**Data for this task**
________________________________________

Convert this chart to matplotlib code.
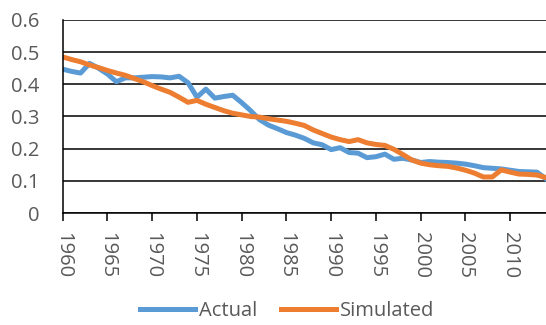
import numpy as np
import matplotlib.pyplot as plt

# %% data
years = np.arange(1960, 2015)

actual = [0.447, 0.440, 0.435, 0.465, 0.450, 0.432, 0.408, 0.420, 0.420, 0.422,
          0.424, 0.423, 0.420, 0.425, 0.405, 0.360, 0.385, 0.357, 0.362, 0.366,
          0.343, 0.318, 0.290, 0.273, 0.262, 0.250, 0.242, 0.232, 0.218, 0.212,
          0.197, 0.203, 0.188, 0.186, 0.172, 0.175, 0.183, 0.167, 0.170, 0.165,
          0.157, 0.160, 0.158, 0.157, 0.155, 0.152, 0.147, 0.141, 0.139, 0.137,
          0.133, 0.129, 0.128, 0.127, 0.106]

simulated = [0.485, 0.477, 0.470, 0.460, 0.452, 0.443, 0.435, 0.428, 0.418, 0.408,
             0.396, 0.385, 0.375, 0.360, 0.344, 0.350, 0.338, 0.328, 0.318, 0.310,
             0.305, 0.300, 0.298, 0.293, 0.289, 0.285, 0.279, 0.272, 0.258, 0.247,
             0.236, 0.228, 0.222, 0.228, 0.218, 0.213, 0.210, 0.198, 0.182, 0.165,
             0.155, 0.150, 0.147, 0.145, 0.140, 0.133, 0.124, 0.112, 0.112, 0.134,
             0.127, 0.121, 0.120, 0.118, 0.110]

year_ticks = np.arange(1960, 2015, 5)
y_ticks = [0, 0.1, 0.2, 0.3, 0.4, 0.5, 0.6]

# %% plot
plt.rcParams['font.family'] = ['Open Sans', 'DejaVu Sans']
grey = '#595959'

fig = plt.figure(figsize=(5.46, 3.25), dpi=100)
ax = fig.add_axes([0.1148, 0.3446, 0.8852, 0.594])

ax.plot(years, actual, color='#5B9BD5', lw=3.6, label='Actual')
ax.plot(years, simulated, color='#ED7D31', lw=3.6, label='Simulated')

ax.set_xlim(1960, 2014)
ax.set_ylim(0, 0.6)
ax.set_yticks(y_ticks)
ax.set_yticklabels(['0' if v == 0 else f'{v:.1f}' for v in y_ticks])
ax.set_xticks(year_ticks)
ax.set_xticklabels([str(y) for y in year_ticks], rotation=-90)
ax.grid(axis='y', color='black', lw=1.1)
ax.set_axisbelow(True)

for s in ['top', 'right']:
    ax.spines[s].set_visible(False)
ax.spines['left'].set_linewidth(1.1)
ax.spines['bottom'].set_linewidth(1.1)

ax.tick_params(axis='y', length=0, pad=17, labelsize=14.5, labelcolor=grey)
ax.tick_params(axis='x', length=5.8, width=1.1, direction='out', pad=8,
               labelsize=14.5, labelcolor=grey)

fig.legend(loc='center', bbox_to_anchor=(0.526, 0.042), ncol=2, frameon=False,
           fontsize=14.5, labelcolor=grey, handlelength=2.74, handletextpad=0.2,
           columnspacing=1.2)

fig.savefig('out.png', dpi=100)
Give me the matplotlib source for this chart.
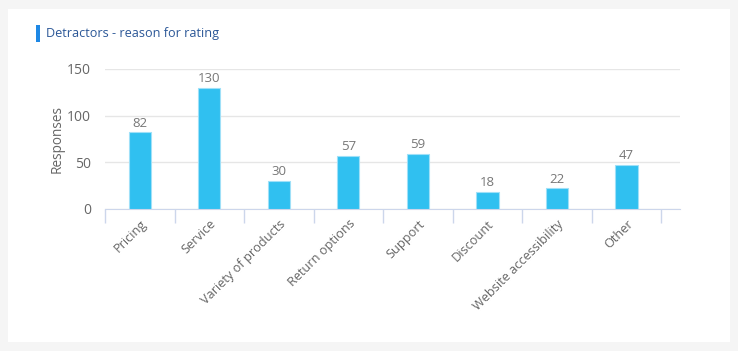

________________________________________

**Required work**
Go through the entries above and print each one exactly, minus the pictures.

**Full solution**
Convert this chart to matplotlib code.
import numpy as np
import matplotlib.pyplot as plt

# %% data
years = np.arange(1960, 2015)

actual = [0.447, 0.440, 0.435, 0.465, 0.450, 0.432, 0.408, 0.420, 0.420, 0.422,
          0.424, 0.423, 0.420, 0.425, 0.405, 0.360, 0.385, 0.357, 0.362, 0.366,
          0.343, 0.318, 0.290, 0.273, 0.262, 0.250, 0.242, 0.232, 0.218, 0.212,
          0.197, 0.203, 0.188, 0.186, 0.172, 0.175, 0.183, 0.167, 0.170, 0.165,
          0.157, 0.160, 0.158, 0.157, 0.155, 0.152, 0.147, 0.141, 0.139, 0.137,
          0.133, 0.129, 0.128, 0.127, 0.106]

simulated = [0.485, 0.477, 0.470, 0.460, 0.452, 0.443, 0.435, 0.428, 0.418, 0.408,
             0.396, 0.385, 0.375, 0.360, 0.344, 0.350, 0.338, 0.328, 0.318, 0.310,
             0.305, 0.300, 0.298, 0.293, 0.289, 0.285, 0.279, 0.272, 0.258, 0.247,
             0.236, 0.228, 0.222, 0.228, 0.218, 0.213, 0.210, 0.198, 0.182, 0.165,
             0.155, 0.150, 0.147, 0.145, 0.140, 0.133, 0.124, 0.112, 0.112, 0.134,
             0.127, 0.121, 0.120, 0.118, 0.110]

year_ticks = np.arange(1960, 2015, 5)
y_ticks = [0, 0.1, 0.2, 0.3, 0.4, 0.5, 0.6]

# %% plot
plt.rcParams['font.family'] = ['Open Sans', 'DejaVu Sans']
grey = '#595959'

fig = plt.figure(figsize=(5.46, 3.25), dpi=100)
ax = fig.add_axes([0.1148, 0.3446, 0.8852, 0.594])

ax.plot(years, actual, color='#5B9BD5', lw=3.6, label='Actual')
ax.plot(years, simulated, color='#ED7D31', lw=3.6, label='Simulated')

ax.set_xlim(1960, 2014)
ax.set_ylim(0, 0.6)
ax.set_yticks(y_ticks)
ax.set_yticklabels(['0' if v == 0 else f'{v:.1f}' for v in y_ticks])
ax.set_xticks(year_ticks)
ax.set_xticklabels([str(y) for y in year_ticks], rotation=-90)
ax.grid(axis='y', color='black', lw=1.1)
ax.set_axisbelow(True)

for s in ['top', 'right']:
    ax.spines[s].set_visible(False)
ax.spines['left'].set_linewidth(1.1)
ax.spines['bottom'].set_linewidth(1.1)

ax.tick_params(axis='y', length=0, pad=17, labelsize=14.5, labelcolor=grey)
ax.tick_params(axis='x', length=5.8, width=1.1, direction='out', pad=8,
               labelsize=14.5, labelcolor=grey)

fig.legend(loc='center', bbox_to_anchor=(0.526, 0.042), ncol=2, frameon=False,
           fontsize=14.5, labelcolor=grey, handlelength=2.74, handletextpad=0.2,
           columnspacing=1.2)

fig.savefig('out.png', dpi=100)
Give me the matplotlib source for this chart.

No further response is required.